• [The request]: Transcribe every line exactly and omit anything that is a picture.

• [Dataset excerpt]:

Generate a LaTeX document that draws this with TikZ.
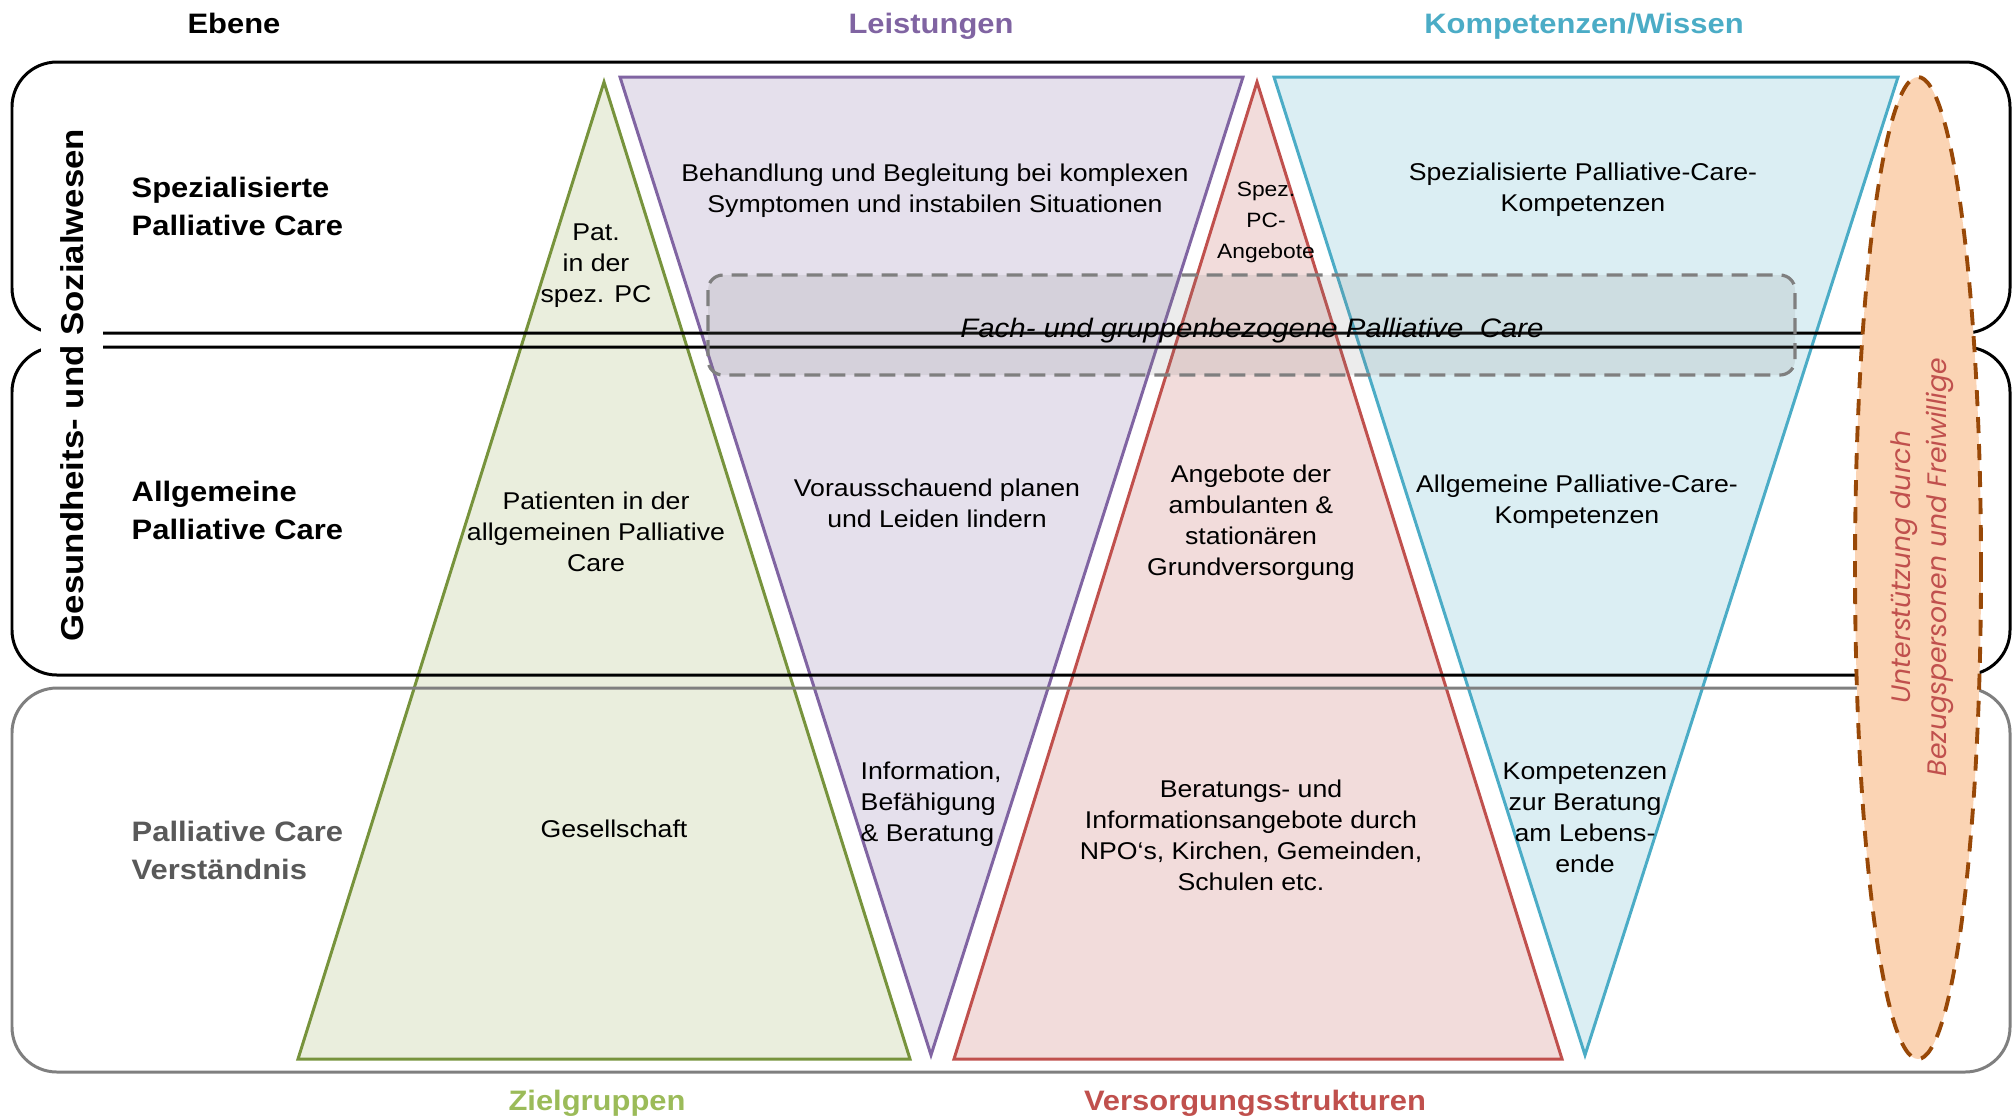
\documentclass[tikz,border=0pt]{standalone}
\usepackage{fontspec}
\setmainfont{Liberation Sans}[FakeStretch=1.1]
\newfontfamily\helperfont{Poppins}
\usepackage{xcolor}
\usetikzlibrary{positioning}

\definecolor{zgreen}{HTML}{77933C}
\definecolor{zgreenfill}{HTML}{EAEEDD}
\definecolor{zhead}{HTML}{9BBB59}
\definecolor{lpurple}{HTML}{8064A2}
\definecolor{lpurplefill}{HTML}{E5E0EC}
\definecolor{vred}{HTML}{C0504D}
\definecolor{vredfill}{HTML}{F2DCDB}
\definecolor{kblue}{HTML}{4BACC6}
\definecolor{kbluefill}{HTML}{DBEEF3}
\definecolor{ubrown}{HTML}{984807}
\definecolor{ubrownfill}{HTML}{FBD4B4}
\definecolor{verstgray}{HTML}{595959}
\definecolor{boxgray}{HTML}{7F7F7F}

\begin{document}
\begin{tikzpicture}[x=0.1mm, y=-0.1mm,
  tri/.style={line width=0.85pt},
  ebenebox/.style={line width=0.85pt, rounded corners=4.5mm},
  body/.style={align=center, inner sep=0pt, font=\fontsize{6.9}{8.8}\selectfont},
  head/.style={inner sep=0pt, anchor=base, font=\fontsize{8}{10}\selectfont\bfseries},
  ebenelabel/.style={align=left, inner sep=0pt, anchor=west,
    font=\fontsize{8}{10.8}\selectfont\bfseries}]

  \useasboundingbox (0,0) rectangle (2016,1118);

  % the four columns: two pyramids, two funnels
  \draw[tri, draw=zgreen, fill=zgreenfill] (604,82) -- (910,1059) -- (298,1059) -- cycle;
  \draw[tri, draw=lpurple, fill=lpurplefill] (620,77) -- (1243,77) -- (931,1055) -- cycle;
  \draw[tri, draw=vred, fill=vredfill] (1257,82) -- (1562,1059) -- (954,1059) -- cycle;
  \draw[tri, draw=kblue, fill=kbluefill] (1274,77) -- (1898,77) -- (1585,1055) -- cycle;

  % levels
  \draw[ebenebox] (12,62) rectangle (2010,333);
  \draw[ebenebox] (12,347) rectangle (2010,675);
  \draw[ebenebox, draw=boxgray] (12,688) rectangle (2010,1072);

  \node[fill=white, inner sep=1.9mm, rotate=90,
    font=\fontsize{9}{11}\selectfont\bfseries] (gsw) at (72,385)
    {Gesundheits- und Sozialwesen};

  % cross-cutting band
  \draw[draw=boxgray, line width=0.9pt, dash pattern=on 1.6mm off 0.9mm,
    fill=boxgray, fill opacity=0.15, rounded corners=1.5mm]
    (708,275) rectangle (1795,375);
  \node[inner sep=0pt, font=\fontsize{7.6}{9}\selectfont\itshape] (fach) at (1252,331)
    {Fach- und gruppenbezogene Palliative\ \ Care};

  % support by relatives and volunteers
  \draw[draw=ubrown, fill=ubrownfill, line width=1.1pt, dash pattern=on 1.6mm off 1.1mm]
    (1918,568) ellipse [x radius=6.3mm, y radius=49.1mm];
  \node[rotate=90, align=center, inner sep=0pt, text=vred,
    font=\helperfont\itshape\fontsize{7.6}{10.2}\selectfont] (unter) at (1922,567)
    {Unterstützung durch\\Bezugspersonen und Freiwillige};

  % column titles
  \node[head] (ebene) at (234,33) {Ebene};
  \node[head, text=lpurple] (leist) at (931,33) {Leistungen};
  \node[head, text=kblue] (komp) at (1584,33) {Kompetenzen/Wissen};
  \node[head, text=zhead] (ziel) at (597,1110) {Zielgruppen};
  \node[head, text=vred] (vers) at (1255,1110) {Versorgungsstrukturen};

  % level names
  \node[ebenelabel] (lvspez) at (131,206) {Spezialisierte\\Palliative Care};
  \node[ebenelabel] (lvallg) at (131,510) {Allgemeine\\Palliative Care};
  \node[ebenelabel, text=verstgray] (lvverst) at (131,850) {Palliative Care\\Verständnis};

  % Zielgruppen
  \node[body] (patspez) at (596,266) {Pat.\\in der\\spez. PC};
  \node[body] (patallg) at (596,532) {Patienten in der\\allgemeinen Palliative\\Care};
  \node[body] (gesell) at (614,829) {Gesellschaft};

  % Leistungen
  \node[body] (behand) at (935,191)
    {Behandlung und Begleitung bei komplexen\\Symptomen und instabilen Situationen};
  \node[body] (voraus) at (937,503) {Vorausschauend planen\\und Leiden lindern};
  \node[body, align=left, anchor=west] (info) at (860,804)
    {Information,\\Befähigung\\\& Beratung};

  % Versorgungsstrukturen
  \node[body, font=\fontsize{5.9}{8.8}\selectfont] (spezpc) at (1266,222)
    {Spez.\\PC-\\Angebote};
  \node[body] (grundv) at (1251,523)
    {Angebote der\\ambulanten \&\\stationären\\Grundversorgung};
  \node[body] (berat) at (1251,835)
    {Beratungs- und\\Informationsangebote durch\\NPO‘s, Kirchen, Gemeinden,\\Schulen etc.};

  % Kompetenzen/Wissen
  \node[body] (kspez) at (1583,190) {Spezialisierte Palliative-Care-\\Kompetenzen};
  \node[body] (kallg) at (1577,502) {Allgemeine Palliative-Care-\\Kompetenzen};
  \node[body] (kleb) at (1585,818) {Kompetenzen\\zur Beratung\\am Lebens-\\ende};
\end{tikzpicture}
\end{document}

• [Exercise response]:
Generate a LaTeX document that draws this with TikZ.
\documentclass[tikz,border=0pt]{standalone}
\usepackage{fontspec}
\setmainfont{Liberation Sans}[FakeStretch=1.1]
\newfontfamily\helperfont{Poppins}
\usepackage{xcolor}
\usetikzlibrary{positioning}

\definecolor{zgreen}{HTML}{77933C}
\definecolor{zgreenfill}{HTML}{EAEEDD}
\definecolor{zhead}{HTML}{9BBB59}
\definecolor{lpurple}{HTML}{8064A2}
\definecolor{lpurplefill}{HTML}{E5E0EC}
\definecolor{vred}{HTML}{C0504D}
\definecolor{vredfill}{HTML}{F2DCDB}
\definecolor{kblue}{HTML}{4BACC6}
\definecolor{kbluefill}{HTML}{DBEEF3}
\definecolor{ubrown}{HTML}{984807}
\definecolor{ubrownfill}{HTML}{FBD4B4}
\definecolor{verstgray}{HTML}{595959}
\definecolor{boxgray}{HTML}{7F7F7F}

\begin{document}
\begin{tikzpicture}[x=0.1mm, y=-0.1mm,
  tri/.style={line width=0.85pt},
  ebenebox/.style={line width=0.85pt, rounded corners=4.5mm},
  body/.style={align=center, inner sep=0pt, font=\fontsize{6.9}{8.8}\selectfont},
  head/.style={inner sep=0pt, anchor=base, font=\fontsize{8}{10}\selectfont\bfseries},
  ebenelabel/.style={align=left, inner sep=0pt, anchor=west,
    font=\fontsize{8}{10.8}\selectfont\bfseries}]

  \useasboundingbox (0,0) rectangle (2016,1118);

  % the four columns: two pyramids, two funnels
  \draw[tri, draw=zgreen, fill=zgreenfill] (604,82) -- (910,1059) -- (298,1059) -- cycle;
  \draw[tri, draw=lpurple, fill=lpurplefill] (620,77) -- (1243,77) -- (931,1055) -- cycle;
  \draw[tri, draw=vred, fill=vredfill] (1257,82) -- (1562,1059) -- (954,1059) -- cycle;
  \draw[tri, draw=kblue, fill=kbluefill] (1274,77) -- (1898,77) -- (1585,1055) -- cycle;

  % levels
  \draw[ebenebox] (12,62) rectangle (2010,333);
  \draw[ebenebox] (12,347) rectangle (2010,675);
  \draw[ebenebox, draw=boxgray] (12,688) rectangle (2010,1072);

  \node[fill=white, inner sep=1.9mm, rotate=90,
    font=\fontsize{9}{11}\selectfont\bfseries] (gsw) at (72,385)
    {Gesundheits- und Sozialwesen};

  % cross-cutting band
  \draw[draw=boxgray, line width=0.9pt, dash pattern=on 1.6mm off 0.9mm,
    fill=boxgray, fill opacity=0.15, rounded corners=1.5mm]
    (708,275) rectangle (1795,375);
  \node[inner sep=0pt, font=\fontsize{7.6}{9}\selectfont\itshape] (fach) at (1252,331)
    {Fach- und gruppenbezogene Palliative\ \ Care};

  % support by relatives and volunteers
  \draw[draw=ubrown, fill=ubrownfill, line width=1.1pt, dash pattern=on 1.6mm off 1.1mm]
    (1918,568) ellipse [x radius=6.3mm, y radius=49.1mm];
  \node[rotate=90, align=center, inner sep=0pt, text=vred,
    font=\helperfont\itshape\fontsize{7.6}{10.2}\selectfont] (unter) at (1922,567)
    {Unterstützung durch\\Bezugspersonen und Freiwillige};

  % column titles
  \node[head] (ebene) at (234,33) {Ebene};
  \node[head, text=lpurple] (leist) at (931,33) {Leistungen};
  \node[head, text=kblue] (komp) at (1584,33) {Kompetenzen/Wissen};
  \node[head, text=zhead] (ziel) at (597,1110) {Zielgruppen};
  \node[head, text=vred] (vers) at (1255,1110) {Versorgungsstrukturen};

  % level names
  \node[ebenelabel] (lvspez) at (131,206) {Spezialisierte\\Palliative Care};
  \node[ebenelabel] (lvallg) at (131,510) {Allgemeine\\Palliative Care};
  \node[ebenelabel, text=verstgray] (lvverst) at (131,850) {Palliative Care\\Verständnis};

  % Zielgruppen
  \node[body] (patspez) at (596,266) {Pat.\\in der\\spez. PC};
  \node[body] (patallg) at (596,532) {Patienten in der\\allgemeinen Palliative\\Care};
  \node[body] (gesell) at (614,829) {Gesellschaft};

  % Leistungen
  \node[body] (behand) at (935,191)
    {Behandlung und Begleitung bei komplexen\\Symptomen und instabilen Situationen};
  \node[body] (voraus) at (937,503) {Vorausschauend planen\\und Leiden lindern};
  \node[body, align=left, anchor=west] (info) at (860,804)
    {Information,\\Befähigung\\\& Beratung};

  % Versorgungsstrukturen
  \node[body, font=\fontsize{5.9}{8.8}\selectfont] (spezpc) at (1266,222)
    {Spez.\\PC-\\Angebote};
  \node[body] (grundv) at (1251,523)
    {Angebote der\\ambulanten \&\\stationären\\Grundversorgung};
  \node[body] (berat) at (1251,835)
    {Beratungs- und\\Informationsangebote durch\\NPO‘s, Kirchen, Gemeinden,\\Schulen etc.};

  % Kompetenzen/Wissen
  \node[body] (kspez) at (1583,190) {Spezialisierte Palliative-Care-\\Kompetenzen};
  \node[body] (kallg) at (1577,502) {Allgemeine Palliative-Care-\\Kompetenzen};
  \node[body] (kleb) at (1585,818) {Kompetenzen\\zur Beratung\\am Lebens-\\ende};
\end{tikzpicture}
\end{document}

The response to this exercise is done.